Pitched up in parking for motorhomes outside a campsite in Lechbruck, it was simply too hot to do nothing so we got on the bikes in a bid to create some breeze.

It was to be our third and final ‘last day of summer’ having enjoyed the advertised season’s end in the Czech Republic, Austria and now in Germany!

Beside the Lech

Beside the Lech

We cycled along the Lech and discovered Prem, a hill top village of traditional farmhouses that were huge in scale being built alongside stabling for the numerous dairy cattle. The air smelled warmly of animals and fodder as we scooted up and over the hill to re-join the river via an ambiguously signposted (and enjoyably speedy) trail through woodlands that was better suited to teenage BMXers.

We emerged below an EDF Kraftwerk and gigantic dam across the Lech, its gorgeous blue water invitingly shining in the reservoir, but horrifying signs warned of dangerous depths and the power of the current created by the gigantic energy-creating machinery underneath the tranquil surface.

Cycling to the Kraftwerk

Cycling to the Kraftwerk

Cycling across the dam to cut back onto the townside of the Lech we passed through fields bathing in the last of the year’s hot sunshine, and sang along to ‘das Ellie Goulding’ blaring from the speakers of a dairy farm, before joining early evening drinkers at a riverside bar.

The mood ahead of a holiday weekend was celebratory and after a glass of cold local pils we hastened back to Bertha and got the cadac out for to cook off enough fresh veggies and meat for the next three days of meals.

Clouds gather for Herbst

Clouds gather for Herbst

A tiredly contented night’s sleep was broken overnight by a loud and insistent deep humming noise.
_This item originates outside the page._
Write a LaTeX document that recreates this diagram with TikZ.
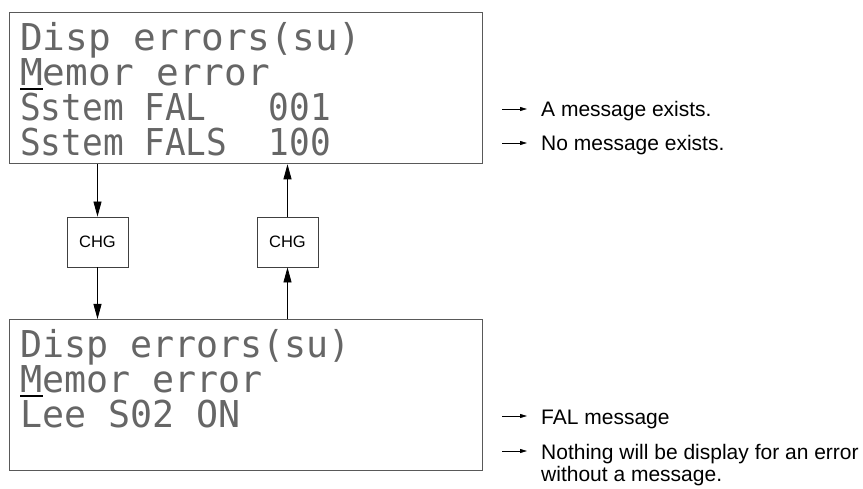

We imagined it to be the Kraftwerk, such was its machine-like growl.

Early the next morning we discovered our new neighbour to be the most ludicrously large and overbearing ‘wohnmobile’ we have ever seen. The noise was its air conditioning system. The owner was just about five foot. Words defy.

Beyond words

Beyond words

To salve grumpy moods we tucked into a breakfast of hot pumpkin bread toast and the freshest eggs from happy hens at Bad Tölz … and half-way through couldn’t resist a photo for the memories!